I obviously cannot love you and corrupt justice so as to deny you your rights just because they do not accord with Christian principles. That to me is a sign of hatred and belies the oath that was taken in the name of God.
Christianity properly practised can never be the reason for corrupting justice. It can only ensure that unadulterated justice based on the truth, the laws of the land and the Bill of Rights is dispensed to the parties in any given case.
The Bible enjoins Christians to obey the laws of the land and that includes Christian judges. The following cases make the point.
It runs against the very grain of Christianity to have children engage in cuddling, kissing and sexual intercourse. It thus came as no surprise when a body representing different religious groups essentially opposed attempts to decriminalise sexual activities between very young children in the Teddy Bear case (2013).
Bound by oath
But a proper reading of the Constitution and the law led to a conclusion that some of the sections that criminalise this unscriptural conduct be set aside. This decriminalised certain sexual activity among children and even suggested how it could be properly managed.
I aligned myself with this unbiblical conclusion and observation, not because I have since become a lukewarm Christian but because I am bound by the oath to administer justice according to the Constitution and the law.
Sex before marriage is a sin. A slavish adherence to biblical principles would, in the Welkom High School case (2013), have led me to the conclusion that there was nothing wrong with a policy in terms of which pregnant pupils, who are not married, ought to be suspended from school until they have delivered. But I aligned myself with the minority judgment that rejected such a pregnancy policy and upheld the pupils’ constitutional right to education.
In the Tsebe case (2012), a foreign national who had allegedly brutally murdered a woman had immigrated to South Africa illegally because he was at risk of being visited with the death penalty in the event of conviction in Botswana. I supported the judgment that protected his right to life, notwithstanding what he had allegedly done.
If undue weight was given to biblical principles at the expense of the Constitution, the Extradition Act and the relevant Southern African Development Community protocols then I would have disagreed with that decision for it in effect absolved the suspect from prosecution and punishment. The illegality of his entry into this country and the biblical requirement that he suffers the consequences of his alleged wrongdoing, if convicted, would have been the reason for the disagreement.
The duty of a Christian is to refrain from active involvement in any conduct that violates biblical principles. When the Constitution and the laws provide for rights that do not accord with the Bible, a Christian judge is duty-bound to uphold those rights and ensure that they are freely exercised.
The only judge qualified to pronounce an effective judgment on any unbiblical conduct is Jesus Christ.

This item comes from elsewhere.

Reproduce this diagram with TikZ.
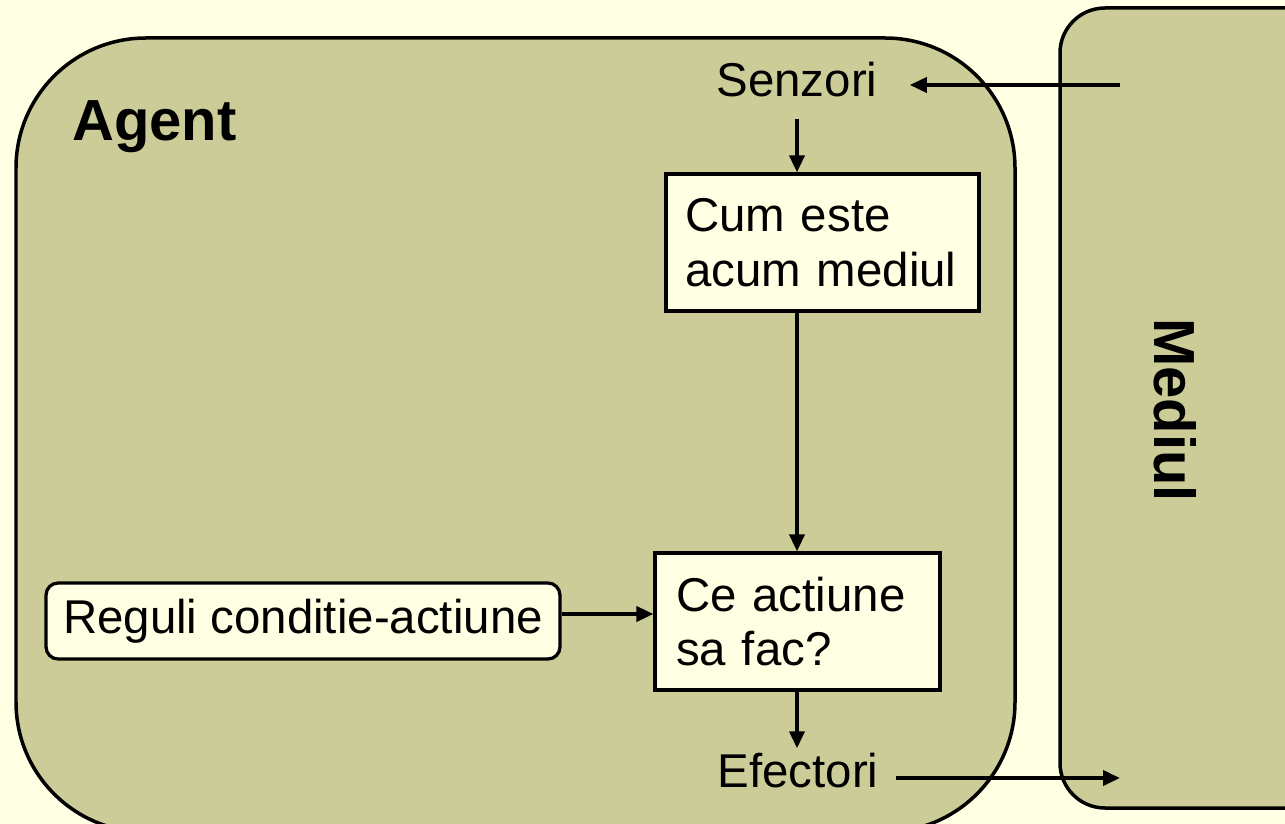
\documentclass[tikz,border=0pt]{standalone}
\usepackage{xcolor}
\usepackage{fontspec}
\setmainfont{Liberation Sans}
\usepackage{tikz}
\usetikzlibrary{arrows.meta,positioning}
\definecolor{hartie}{HTML}{FFFFE3}
\definecolor{masliniu}{HTML}{CCCC99}

\begin{document}
\begin{tikzpicture}[
				x = 0.02cm, y = -0.02cm,
				every node/.style = {font = \fontsize{27}{31}\selectfont},
				zona/.style = {draw, line width = 0.07cm, fill = masliniu},
				cutie/.style = {draw, line width = 0.065cm, fill = hartie, align = left, inner xsep = 0.4cm},
				titlu/.style = {font = \fontsize{33}{38}\selectfont\bfseries},
				sageata/.style = {line width = 0.075cm, -{Triangle[length=0.34cm,width=0.3cm]}}
				]
				\useasboundingbox (0,0) rectangle (1285,824);
				\clip (0,0) rectangle (1285,824);
				\fill [hartie] (0,0) rectangle (1285,824);
				
				% agentul si mediul
				\draw [zona, rounded corners = 2.6cm] (16,38) rectangle (1015,832);
				\draw [zona, rounded corners = 0.9cm] (1060,8) rectangle (1340,808);
				\node [titlu, anchor = west] (agent) at (66,127) {Agent};
				\node [titlu, rotate = -90] (mediul) at (1175,410) {Mediul};
				
				% senzori, efectori
				\node [anchor = base, inner xsep = 0.64cm, inner ysep = 0.42cm] (senz) at (797,97) {Senzori};
				\node [anchor = base, inner xsep = 0.34cm, inner ysep = 0.08cm] (efect) at (798,787) {Efectori};
				\coordinate (intrare) at (1120,85);
				\coordinate (iesire) at (1120,778);
				
				% casetele
				\node [cutie, minimum width = 6.26cm, minimum height = 2.74cm, text width = 5.5cm, inner xsep = 0.38cm] (cum) at (822.5,242.5) {Cum este\\acum mediul};
				\node [cutie, minimum width = 5.7cm, minimum height = 2.74cm, text width = 4.86cm] (ce) at (797.5,621.5) {Ce actiune\\sa fac?};
				\node [cutie, rounded corners = 0.24cm, minimum width = 10.28cm, minimum height = 1.52cm, inner xsep = 0.3cm] (reguli) at (303,621) {Reguli conditie-actiune};
				
				% sagetile
				\draw [sageata] (intrare) -- (intrare -| senz.east);
				\draw [sageata] (senz.south) -- (senz.south |- cum.north);
				\draw [sageata] (cum.south -| senz.south) -- (senz.south |- ce.north);
				\draw [sageata] ([yshift=0.14cm]reguli.east) -- ([yshift=0.14cm]reguli.east -| ce.west);
				\draw [sageata] (ce.south -| senz.south) -- (senz.south |- efect.north);
				\draw [sageata] (efect.east |- iesire) -- (iesire);
			\end{tikzpicture}
\end{document}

A perception that judges who are devout Christians have the inherent propensity to do injustice to people who are not Christians or who dislike Christianity is seriously flawed.
Otherwise, by parity of reasoning, Christians, who constitute about 80% of our population, should be worried that judges whose religion or beliefs conflict with Christianity will necessarily be inclined to find against them in the furtherance of their own religions or philosophies. We would do well to jettison this notion.
My total submission to Jesus Christ is not the antithesis of blind justice. Christianity is about love, impartiality, justice and distaste for corruption.
It displeases God when any judge distorts the law in order to secure an unjust outcome against anyone. It is worse when the injustice is perpetrated in his name.